- _The task_:
Starting with the first line below, extract each line through the one that contains "fig = go.Figure()", inclusive, excluding pictures.

- _Dataset extract_:
▶
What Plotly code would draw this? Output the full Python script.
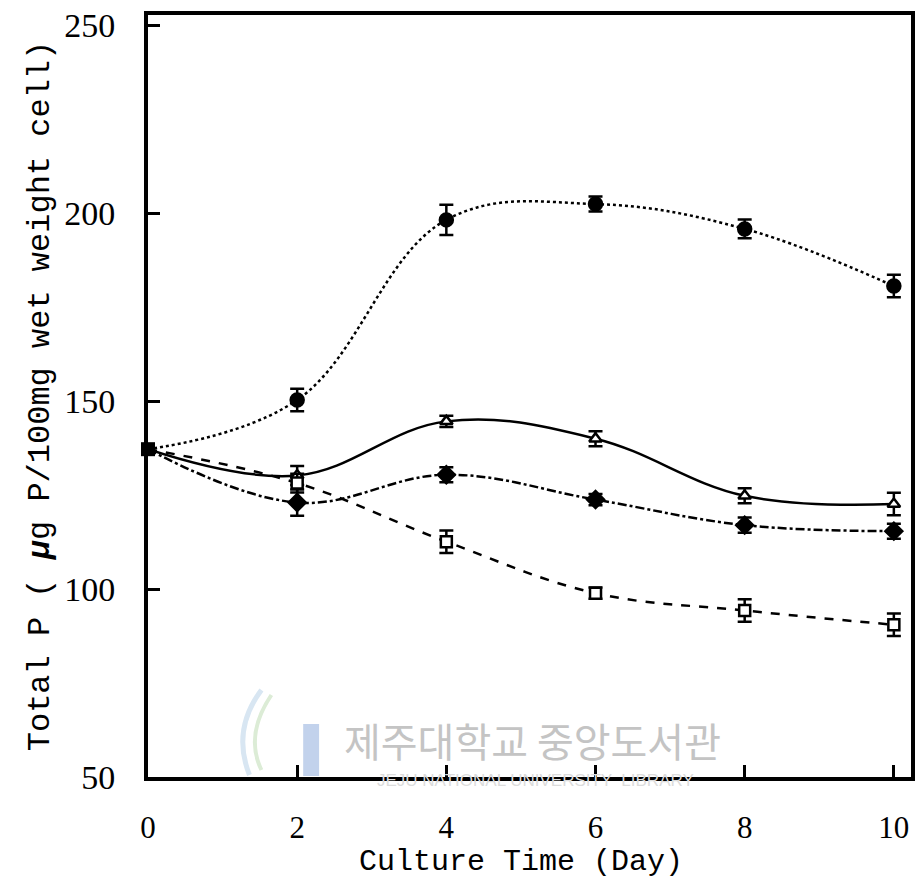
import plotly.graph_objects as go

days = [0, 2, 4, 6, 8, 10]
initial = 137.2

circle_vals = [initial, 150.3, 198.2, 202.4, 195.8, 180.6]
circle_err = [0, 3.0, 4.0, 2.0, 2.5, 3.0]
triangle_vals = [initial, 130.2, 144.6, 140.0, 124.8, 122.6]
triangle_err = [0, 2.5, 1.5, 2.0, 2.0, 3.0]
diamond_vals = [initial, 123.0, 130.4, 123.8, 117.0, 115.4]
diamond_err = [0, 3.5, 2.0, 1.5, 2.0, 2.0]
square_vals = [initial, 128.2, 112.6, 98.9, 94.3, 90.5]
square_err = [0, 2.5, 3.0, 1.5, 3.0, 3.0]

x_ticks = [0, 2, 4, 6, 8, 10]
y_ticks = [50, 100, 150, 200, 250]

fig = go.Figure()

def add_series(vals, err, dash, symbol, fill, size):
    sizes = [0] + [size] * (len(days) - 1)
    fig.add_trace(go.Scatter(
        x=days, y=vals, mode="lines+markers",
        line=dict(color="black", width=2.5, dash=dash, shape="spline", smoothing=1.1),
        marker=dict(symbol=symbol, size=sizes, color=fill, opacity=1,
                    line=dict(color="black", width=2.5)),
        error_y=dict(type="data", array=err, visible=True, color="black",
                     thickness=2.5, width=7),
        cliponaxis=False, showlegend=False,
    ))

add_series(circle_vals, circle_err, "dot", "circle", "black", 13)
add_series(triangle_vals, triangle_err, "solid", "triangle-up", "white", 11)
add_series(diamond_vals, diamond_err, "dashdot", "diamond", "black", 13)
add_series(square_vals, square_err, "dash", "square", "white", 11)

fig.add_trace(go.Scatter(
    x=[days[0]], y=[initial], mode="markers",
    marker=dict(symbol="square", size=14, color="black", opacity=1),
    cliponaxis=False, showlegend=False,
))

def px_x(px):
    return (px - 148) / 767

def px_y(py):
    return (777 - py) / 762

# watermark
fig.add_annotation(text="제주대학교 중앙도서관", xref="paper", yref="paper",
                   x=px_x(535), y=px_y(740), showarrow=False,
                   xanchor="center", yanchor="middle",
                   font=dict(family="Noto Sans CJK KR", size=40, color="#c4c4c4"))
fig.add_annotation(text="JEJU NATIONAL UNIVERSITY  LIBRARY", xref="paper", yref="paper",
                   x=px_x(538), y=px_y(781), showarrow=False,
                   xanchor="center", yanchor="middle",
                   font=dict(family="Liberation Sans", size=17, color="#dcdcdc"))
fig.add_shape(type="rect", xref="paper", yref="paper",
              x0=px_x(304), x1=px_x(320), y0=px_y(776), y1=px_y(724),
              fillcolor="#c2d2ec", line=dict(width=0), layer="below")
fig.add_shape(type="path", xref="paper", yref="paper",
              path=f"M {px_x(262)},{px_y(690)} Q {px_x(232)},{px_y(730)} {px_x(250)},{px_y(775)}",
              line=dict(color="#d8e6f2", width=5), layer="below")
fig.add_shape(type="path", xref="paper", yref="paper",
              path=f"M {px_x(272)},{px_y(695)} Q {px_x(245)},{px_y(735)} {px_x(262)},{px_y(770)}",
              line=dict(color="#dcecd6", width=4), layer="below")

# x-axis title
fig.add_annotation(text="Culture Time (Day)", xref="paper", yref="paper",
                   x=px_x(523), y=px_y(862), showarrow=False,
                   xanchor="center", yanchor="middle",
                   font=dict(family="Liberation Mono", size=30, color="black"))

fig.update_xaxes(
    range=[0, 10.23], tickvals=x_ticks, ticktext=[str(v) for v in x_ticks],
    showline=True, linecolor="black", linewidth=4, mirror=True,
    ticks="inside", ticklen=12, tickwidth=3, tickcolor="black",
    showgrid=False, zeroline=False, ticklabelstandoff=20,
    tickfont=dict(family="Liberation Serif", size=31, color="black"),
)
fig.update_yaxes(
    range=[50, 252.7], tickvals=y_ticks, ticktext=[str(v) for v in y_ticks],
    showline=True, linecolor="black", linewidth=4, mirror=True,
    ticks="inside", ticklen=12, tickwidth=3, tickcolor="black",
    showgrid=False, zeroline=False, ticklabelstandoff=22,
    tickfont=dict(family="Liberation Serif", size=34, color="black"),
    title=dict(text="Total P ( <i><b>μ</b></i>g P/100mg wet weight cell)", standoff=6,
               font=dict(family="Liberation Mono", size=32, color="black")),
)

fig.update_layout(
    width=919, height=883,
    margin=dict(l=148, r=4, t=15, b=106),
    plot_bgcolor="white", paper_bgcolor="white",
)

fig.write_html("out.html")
◀
- _Solved exercise_:
What Plotly code would draw this? Output the full Python script.
import plotly.graph_objects as go

days = [0, 2, 4, 6, 8, 10]
initial = 137.2

circle_vals = [initial, 150.3, 198.2, 202.4, 195.8, 180.6]
circle_err = [0, 3.0, 4.0, 2.0, 2.5, 3.0]
triangle_vals = [initial, 130.2, 144.6, 140.0, 124.8, 122.6]
triangle_err = [0, 2.5, 1.5, 2.0, 2.0, 3.0]
diamond_vals = [initial, 123.0, 130.4, 123.8, 117.0, 115.4]
diamond_err = [0, 3.5, 2.0, 1.5, 2.0, 2.0]
square_vals = [initial, 128.2, 112.6, 98.9, 94.3, 90.5]
square_err = [0, 2.5, 3.0, 1.5, 3.0, 3.0]

x_ticks = [0, 2, 4, 6, 8, 10]
y_ticks = [50, 100, 150, 200, 250]

fig = go.Figure()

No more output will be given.